Der Bundesrat hat das Budget 2016 für den Bund veröffentlicht. Das geplante Ergebnis ist knapp genügend. Die Ausgaben stagnieren, das Einnahmenwachstum ist schwach. Nach der Party – Jahre mit hohen Überschüssen – haben die Bundesfinanzen einen Kater. Mit konsequenter Planung und Ausgabendisziplin lässt sich der finanzielle Absturz jedoch verhindern.

 

Es sind neue Saiten, die der Bundesrat im Budget des Bundes für das kommende Jahr anschlägt.
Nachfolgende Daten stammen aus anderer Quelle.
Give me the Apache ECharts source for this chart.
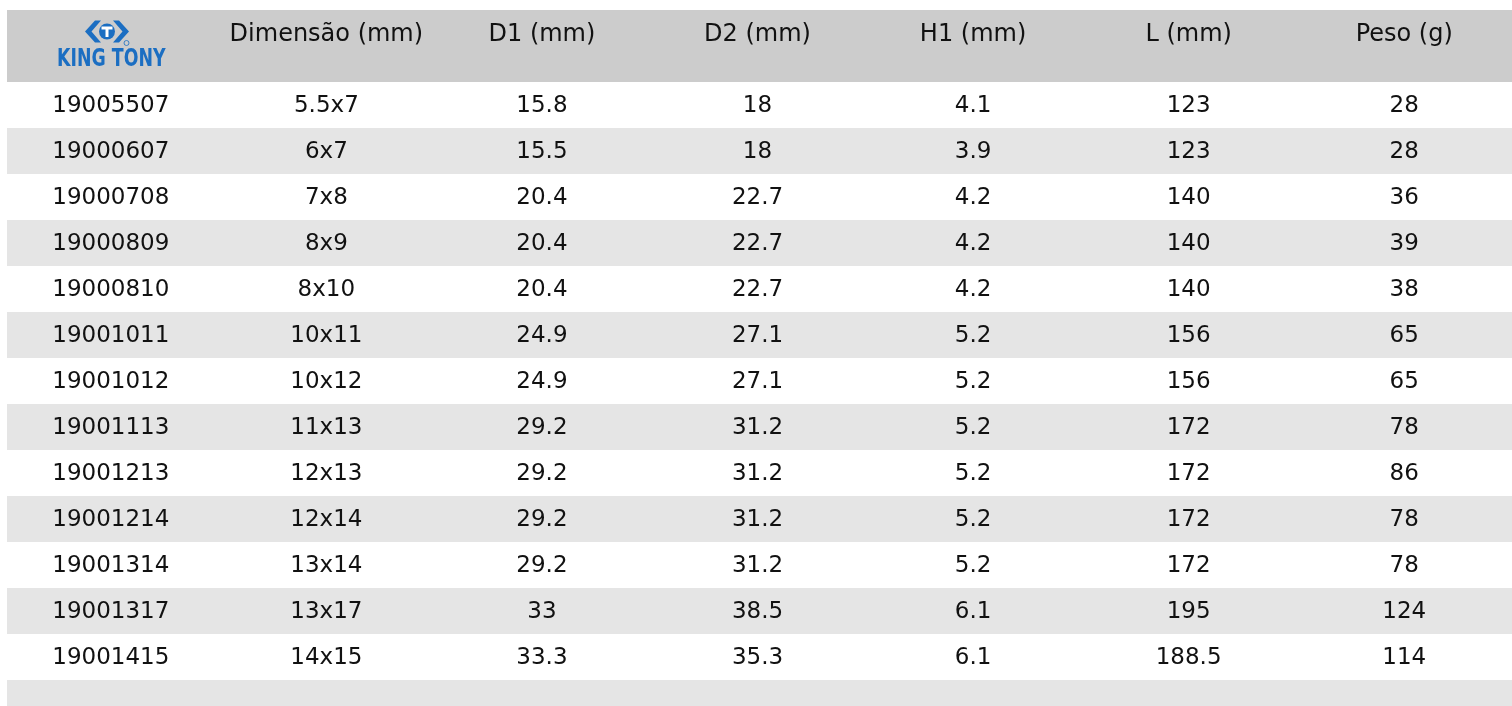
<!DOCTYPE html>
<html>
<head>
<meta charset="utf-8">
<script src="https://cdn.jsdelivr.net/npm/echarts@6/dist/echarts.min.js"></script>
<style>
html,body{margin:0;padding:0;background:#fff;overflow:hidden;width:1512px;height:706px;}
#main{width:1512px;height:726px;}
</style>
</head>
<body>
<div id="main"></div>
<script>
const headers = ['', 'Dimensão (mm)', 'D1 (mm)', 'D2 (mm)', 'H1 (mm)', 'L (mm)', 'Peso (g)'];
const codes = ['19005507','19000607','19000708','19000809','19000810','19001011','19001012','19001113','19001213','19001214','19001314','19001317','19001415'];
const dims = ['5.5x7','6x7','7x8','8x9','8x10','10x11','10x12','11x13','12x13','12x14','13x14','13x17','14x15'];
const d1 = [15.8,15.5,20.4,20.4,20.4,24.9,24.9,29.2,29.2,29.2,29.2,33,33.3];
const d2 = [18,18,22.7,22.7,22.7,27.1,27.1,31.2,31.2,31.2,31.2,38.5,35.3];
const h1 = [4.1,3.9,4.2,4.2,4.2,5.2,5.2,5.2,5.2,5.2,5.2,6.1,6.1];
const lengths = [123,123,140,140,140,156,156,172,172,172,172,195,188.5];
const weights = [28,28,36,39,38,65,65,78,86,78,78,124,114];
const brand = 'KING TONY';

const columns = [codes, dims, d1, d2, h1, lengths, weights];
const rowCount = codes.length + 1; // plus trailing empty band
const rowIdx = [];
for (let i = 0; i < rowCount; i++) rowIdx.push(String(i));

const cellData = [];
const cellText = [];
columns.forEach((col, c) => {
  col.forEach((v, r) => { cellData.push([c, r]); cellText.push(String(v)); });
});
const bandData = rowIdx.map((_, i) => [0, i]);

const BLUE = '#1b6ec2';
const FONT = 'DejaVu Sans';

const chart = echarts.init(document.getElementById('main'), null, {renderer: 'canvas'});
chart.setOption({
  animation: false,
  backgroundColor: '#ffffff',
  grid: {left: 3, top: 82, width: 1512, height: 46 * rowCount},
  xAxis: {
    type: 'category', data: headers, position: 'top', boundaryGap: true,
    axisLine: {show: false}, axisTick: {show: false}, splitLine: {show: false},
    axisLabel: {fontSize: 24, fontFamily: FONT, color: '#111', margin: 47, verticalAlign: 'middle', interval: 0}
  },
  yAxis: {
    type: 'category', data: rowIdx, inverse: true, show: false
  },
  graphic: [
    {type: 'rect', z: -10, shape: {x: 7, y: 10, width: 1505, height: 72}, style: {fill: '#cccccc'}},
    {type: 'group', z: 10, children: [
      {type: 'polygon', shape: {points: [[95,20.5],[101,20.5],[91.5,31.5],[101,42.5],[95,42.5],[85,31.5]]}, style: {fill: BLUE}},
      {type: 'polygon', shape: {points: [[119,20.5],[113,20.5],[122.5,31.5],[113,42.5],[119,42.5],[129,31.5]]}, style: {fill: BLUE}},
      {type: 'circle', shape: {cx: 107, cy: 31.5, r: 8}, style: {fill: BLUE}},
      {type: 'rect', shape: {x: 101.5, y: 26.5, width: 11, height: 3}, style: {fill: '#ffffff'}},
      {type: 'rect', shape: {x: 105.5, y: 29, width: 3, height: 8}, style: {fill: '#ffffff'}},
      {type: 'circle', shape: {cx: 126.5, cy: 43, r: 2.5}, style: {fill: 'none', stroke: BLUE, lineWidth: 0.8}},
      {type: 'text', x: 57, y: 59.5, scaleX: 0.79, scaleY: 1.1, originX: 0, originY: 0, style: {text: brand, font: 'bold 22px "DejaVu Sans"', fill: BLUE, align: 'left', verticalAlign: 'middle'}}
    ]}
  ],
  series: [
    {
      type: 'custom', z: 1, silent: true,
      data: bandData,
      renderItem: function (params, api) {
        const r = api.value(1);
        const c = api.coord([0, r]);
        const h = api.size([0, 1])[1];
        return {type: 'rect', shape: {x: 7, y: c[1] - h / 2, width: api.getWidth() - 7, height: h},
          style: {fill: r % 2 ? '#e5e5e5' : '#ffffff'}};
      }
    },
    {
      type: 'custom', z: 5, silent: true,
      data: cellData,
      renderItem: function (params, api) {
        const c = api.coord([api.value(0), api.value(1)]);
        return {type: 'text', x: c[0], y: c[1] + 1,
          style: {text: cellText[params.dataIndex], fontSize: 23, fontFamily: FONT, fill: '#111', align: 'center', verticalAlign: 'middle'}};
      }
    }
  ]
});
</script>
</body>
</html>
Ein Nullwachstum bei den Ausgaben; Einnahmen, die mehr oder weniger an Ort treten; ein Ergebnis, das trotz umfangreicher Korrekturen 400 Millionen Franken im Minus steht und nur dank einer konjunkturbedingten Lockerung der Schuldenbremse knapp genügt. Das Ergebnis ist noch nicht dramatisch und kann mit einem Kater nach einer grossen Party verglichen werden. Jahrelang verzeichnete der Bundeshaushalt hohe Überschüsse, jetzt hat der Wind gedreht, und eine bewusste, sorgfältige und vor allem zurückhaltende Finanzpolitik ist gefragt.

Die Gründe für die wenig berauschenden Aussichten sind vor allem bei den Einnahmen und hier insbesondere bei der Gewinnsteuer zu suchen. Lange Zeit war diese hauptverantwortlich für die jährlich steigenden Bundeseinnahmen. Mit der Finanzkrise brachen die Einnahmen aus dem Finanzsektor ein, und die Frankenaufwertung im Jahr 2011 reduzierte die Gewinne der für den Bundeshaushalt so wichtigen internationalen Gesellschaften. Von diesen Entwicklungen haben sich die Einnahmen gemäss Einschätzung des Bundesrats noch nicht erholt – im Gegenteil, die erneute Frankenaufwertung und ihre Folgen könnten die Einnahmensituation zusätzlich belasten. 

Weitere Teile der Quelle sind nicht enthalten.